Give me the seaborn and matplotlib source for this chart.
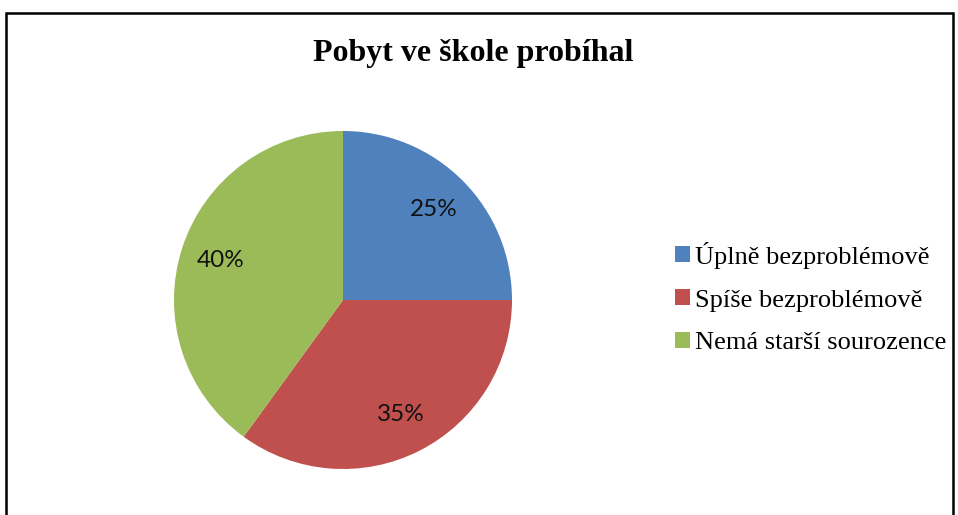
import matplotlib
matplotlib.use("Agg")
import matplotlib.pyplot as plt
import seaborn as sns
from matplotlib.patches import Rectangle

# data
categories = ["Úplně bezproblémově", "Spíše bezproblémově", "Nemá starší sourozence"]
values = [25, 35, 40]
colors = ["#4F81BD", "#C0504D", "#9BBB59"]
title = "Pobyt ve škole probíhal"

sns.set_style("white")
plt.rcParams["font.family"] = ["Liberation Serif", "DejaVu Serif"]
plt.rcParams["text.color"] = "black"

W, H = 958, 515
fig = plt.figure(figsize=(W / 100, H / 100), dpi=100)

# pie axes: centre ~ (343, 300) px, radius ~169 px
cx, cy, r = 343, 300, 169
ax = fig.add_axes([(cx - r) / W, (H - cy - r) / H, 2 * r / W, 2 * r / H])
wedges, texts, autotexts = ax.pie(
    values,
    colors=colors,
    startangle=90,
    counterclock=False,
    autopct="%d%%",
    pctdistance=0.76,
    wedgeprops=dict(linewidth=0),
    textprops=dict(fontsize=17.5, family=["Lato", "DejaVu Sans"], color="#111111"),
)
ax.set_xlim(-1, 1)
ax.set_ylim(-1, 1)
ax.set_aspect("equal")

# title
fig.text(473 / W, 1 - 53 / H, title, ha="center", va="center",
         fontsize=23, fontweight="bold", family=["Liberation Serif"], color="black")

# legend
leg = fig.legend(wedges, categories, loc="center left",
                 bbox_to_anchor=(662 / W, 1 - 298 / H),
                 frameon=False, fontsize=19, handlelength=0.55, handleheight=0.55,
                 handletextpad=0.2, labelspacing=0.78, borderpad=0)
for t in leg.get_texts():
    t.set_color("black")

# chart border (bottom edge cut off)
fig.patches.append(Rectangle((6 / W, -0.05), (953 - 6) / W, (H - 13) / H + 0.05,
                             transform=fig.transFigure, fill=False,
                             edgecolor="black", linewidth=1.8))

fig.savefig("out.png", dpi=100, facecolor="white")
◆ ◆ ◆ ◆
Direction ->
Your copy of the data above should match it exactly, except that pictures are left out.

Response ->
Give me the seaborn and matplotlib source for this chart.
import matplotlib
matplotlib.use("Agg")
import matplotlib.pyplot as plt
import seaborn as sns
from matplotlib.patches import Rectangle

# data
categories = ["Úplně bezproblémově", "Spíše bezproblémově", "Nemá starší sourozence"]
values = [25, 35, 40]
colors = ["#4F81BD", "#C0504D", "#9BBB59"]
title = "Pobyt ve škole probíhal"

sns.set_style("white")
plt.rcParams["font.family"] = ["Liberation Serif", "DejaVu Serif"]
plt.rcParams["text.color"] = "black"

W, H = 958, 515
fig = plt.figure(figsize=(W / 100, H / 100), dpi=100)

# pie axes: centre ~ (343, 300) px, radius ~169 px
cx, cy, r = 343, 300, 169
ax = fig.add_axes([(cx - r) / W, (H - cy - r) / H, 2 * r / W, 2 * r / H])
wedges, texts, autotexts = ax.pie(
    values,
    colors=colors,
    startangle=90,
    counterclock=False,
    autopct="%d%%",
    pctdistance=0.76,
    wedgeprops=dict(linewidth=0),
    textprops=dict(fontsize=17.5, family=["Lato", "DejaVu Sans"], color="#111111"),
)
ax.set_xlim(-1, 1)
ax.set_ylim(-1, 1)
ax.set_aspect("equal")

# title
fig.text(473 / W, 1 - 53 / H, title, ha="center", va="center",
         fontsize=23, fontweight="bold", family=["Liberation Serif"], color="black")

# legend
leg = fig.legend(wedges, categories, loc="center left",
                 bbox_to_anchor=(662 / W, 1 - 298 / H),
                 frameon=False, fontsize=19, handlelength=0.55, handleheight=0.55,
                 handletextpad=0.2, labelspacing=0.78, borderpad=0)
for t in leg.get_texts():
    t.set_color("black")

# chart border (bottom edge cut off)
fig.patches.append(Rectangle((6 / W, -0.05), (953 - 6) / W, (H - 13) / H + 0.05,
                             transform=fig.transFigure, fill=False,
                             edgecolor="black", linewidth=1.8))

fig.savefig("out.png", dpi=100, facecolor="white")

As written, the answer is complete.